--- Problem ---
Among the lines below, list those containing the string "with".

* Start Data provided *

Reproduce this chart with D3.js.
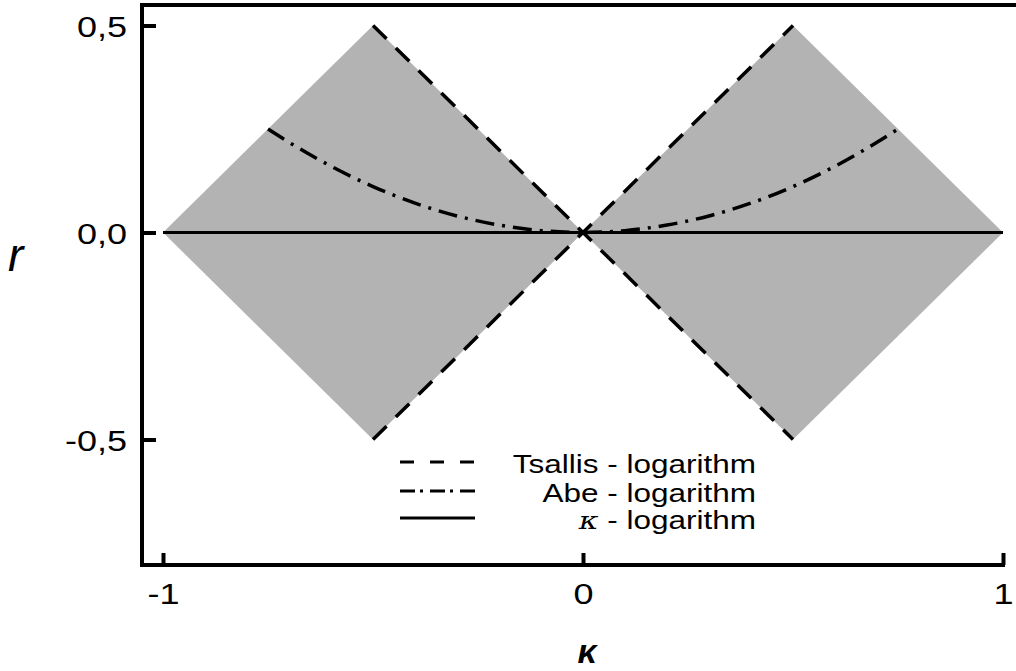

* End Data provided *
* Start Data provided *

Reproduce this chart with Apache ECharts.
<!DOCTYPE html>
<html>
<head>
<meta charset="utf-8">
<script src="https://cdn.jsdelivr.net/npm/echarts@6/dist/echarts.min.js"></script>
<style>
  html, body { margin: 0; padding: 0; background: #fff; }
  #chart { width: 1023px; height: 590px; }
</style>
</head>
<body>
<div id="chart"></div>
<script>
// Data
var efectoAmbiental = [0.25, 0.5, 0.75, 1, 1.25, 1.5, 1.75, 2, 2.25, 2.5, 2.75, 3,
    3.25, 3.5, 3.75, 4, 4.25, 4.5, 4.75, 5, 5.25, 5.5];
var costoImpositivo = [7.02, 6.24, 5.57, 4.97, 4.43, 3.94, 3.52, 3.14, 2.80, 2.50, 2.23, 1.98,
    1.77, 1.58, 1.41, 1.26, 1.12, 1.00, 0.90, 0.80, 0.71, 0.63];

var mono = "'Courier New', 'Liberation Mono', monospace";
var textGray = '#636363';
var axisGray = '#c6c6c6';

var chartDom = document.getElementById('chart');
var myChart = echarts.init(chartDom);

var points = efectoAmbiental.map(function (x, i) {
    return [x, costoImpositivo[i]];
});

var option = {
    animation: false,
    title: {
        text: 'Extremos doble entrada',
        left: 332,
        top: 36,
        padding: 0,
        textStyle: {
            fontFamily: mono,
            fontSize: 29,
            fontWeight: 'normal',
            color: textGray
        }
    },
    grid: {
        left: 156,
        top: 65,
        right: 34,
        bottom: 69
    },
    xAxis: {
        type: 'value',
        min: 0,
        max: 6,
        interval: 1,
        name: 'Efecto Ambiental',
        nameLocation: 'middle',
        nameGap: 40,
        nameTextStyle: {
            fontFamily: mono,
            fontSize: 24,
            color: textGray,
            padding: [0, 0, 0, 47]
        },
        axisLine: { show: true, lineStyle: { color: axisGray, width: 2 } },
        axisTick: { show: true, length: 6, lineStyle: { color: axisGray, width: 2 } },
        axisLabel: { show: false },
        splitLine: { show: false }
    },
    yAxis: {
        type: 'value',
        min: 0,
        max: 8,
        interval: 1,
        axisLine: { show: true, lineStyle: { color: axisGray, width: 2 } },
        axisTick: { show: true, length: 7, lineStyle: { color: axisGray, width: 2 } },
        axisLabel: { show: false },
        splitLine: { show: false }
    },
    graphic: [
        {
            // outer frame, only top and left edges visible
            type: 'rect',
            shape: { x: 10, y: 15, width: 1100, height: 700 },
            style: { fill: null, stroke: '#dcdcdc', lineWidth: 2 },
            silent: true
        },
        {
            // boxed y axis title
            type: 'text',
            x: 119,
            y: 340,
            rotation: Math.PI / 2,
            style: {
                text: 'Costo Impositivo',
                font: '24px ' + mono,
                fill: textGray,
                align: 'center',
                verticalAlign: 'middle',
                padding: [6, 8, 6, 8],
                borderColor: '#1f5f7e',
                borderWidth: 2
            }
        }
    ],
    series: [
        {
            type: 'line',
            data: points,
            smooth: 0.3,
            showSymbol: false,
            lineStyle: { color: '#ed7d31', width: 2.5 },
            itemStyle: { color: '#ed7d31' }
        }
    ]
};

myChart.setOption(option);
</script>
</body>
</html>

* End Data provided *
* Start Data provided *

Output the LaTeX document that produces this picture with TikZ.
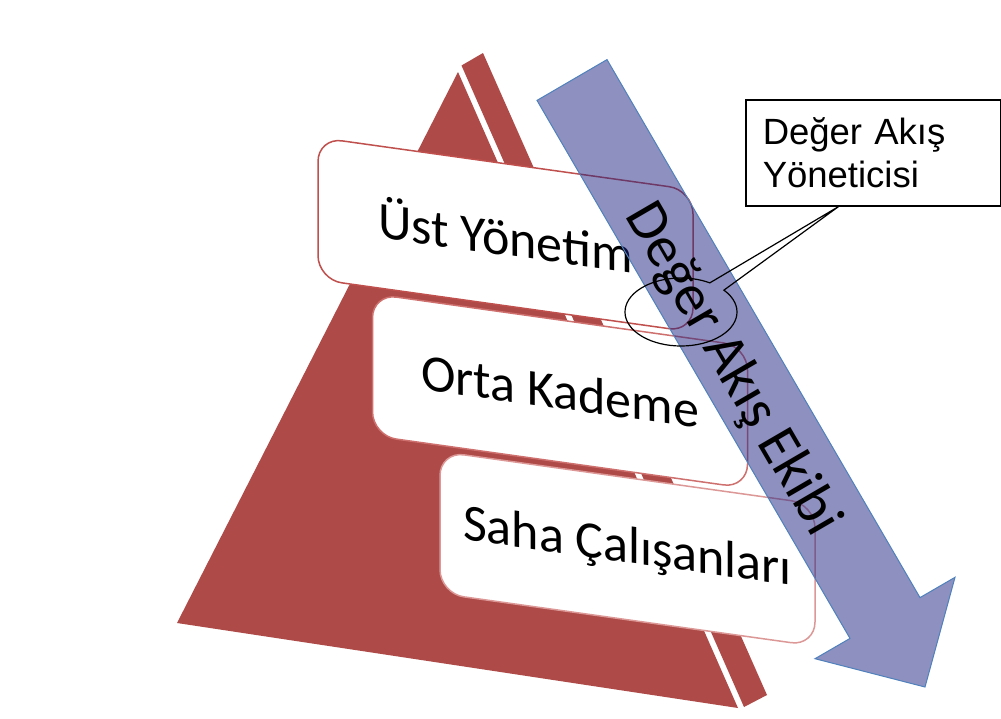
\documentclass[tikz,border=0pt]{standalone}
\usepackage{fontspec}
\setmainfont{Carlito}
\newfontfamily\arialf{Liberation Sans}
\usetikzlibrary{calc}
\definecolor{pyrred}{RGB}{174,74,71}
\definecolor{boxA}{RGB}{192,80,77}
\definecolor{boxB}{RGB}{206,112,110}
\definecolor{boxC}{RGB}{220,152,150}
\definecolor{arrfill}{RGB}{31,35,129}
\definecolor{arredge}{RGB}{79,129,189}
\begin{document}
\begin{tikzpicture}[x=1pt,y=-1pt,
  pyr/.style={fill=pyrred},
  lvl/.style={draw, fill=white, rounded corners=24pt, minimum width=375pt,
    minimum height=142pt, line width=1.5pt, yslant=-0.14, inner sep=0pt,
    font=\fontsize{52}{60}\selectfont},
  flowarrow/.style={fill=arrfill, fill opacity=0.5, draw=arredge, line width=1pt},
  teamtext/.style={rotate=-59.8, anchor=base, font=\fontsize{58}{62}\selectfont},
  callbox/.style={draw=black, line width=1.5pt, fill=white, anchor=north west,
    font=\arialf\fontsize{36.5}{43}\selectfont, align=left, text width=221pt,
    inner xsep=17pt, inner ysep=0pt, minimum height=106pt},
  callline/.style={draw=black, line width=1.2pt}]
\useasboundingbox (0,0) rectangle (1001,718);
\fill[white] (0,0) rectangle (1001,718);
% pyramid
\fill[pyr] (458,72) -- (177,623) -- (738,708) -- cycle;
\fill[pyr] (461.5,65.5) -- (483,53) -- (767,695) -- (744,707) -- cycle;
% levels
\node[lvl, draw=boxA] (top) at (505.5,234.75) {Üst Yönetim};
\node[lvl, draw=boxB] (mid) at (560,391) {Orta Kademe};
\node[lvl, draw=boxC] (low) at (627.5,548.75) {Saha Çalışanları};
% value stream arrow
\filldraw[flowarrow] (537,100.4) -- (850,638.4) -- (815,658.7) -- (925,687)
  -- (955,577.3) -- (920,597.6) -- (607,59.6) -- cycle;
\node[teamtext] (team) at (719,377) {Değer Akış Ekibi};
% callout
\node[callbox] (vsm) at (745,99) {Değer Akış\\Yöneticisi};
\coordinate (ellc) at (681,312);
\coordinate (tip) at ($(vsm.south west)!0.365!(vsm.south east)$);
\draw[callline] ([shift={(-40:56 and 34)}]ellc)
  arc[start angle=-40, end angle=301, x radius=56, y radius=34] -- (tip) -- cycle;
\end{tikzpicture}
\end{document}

* End Data provided *

--- The solution ---
Reproduce this chart with D3.js.
Reproduce this chart with Apache ECharts.
Output the LaTeX document that produces this picture with TikZ.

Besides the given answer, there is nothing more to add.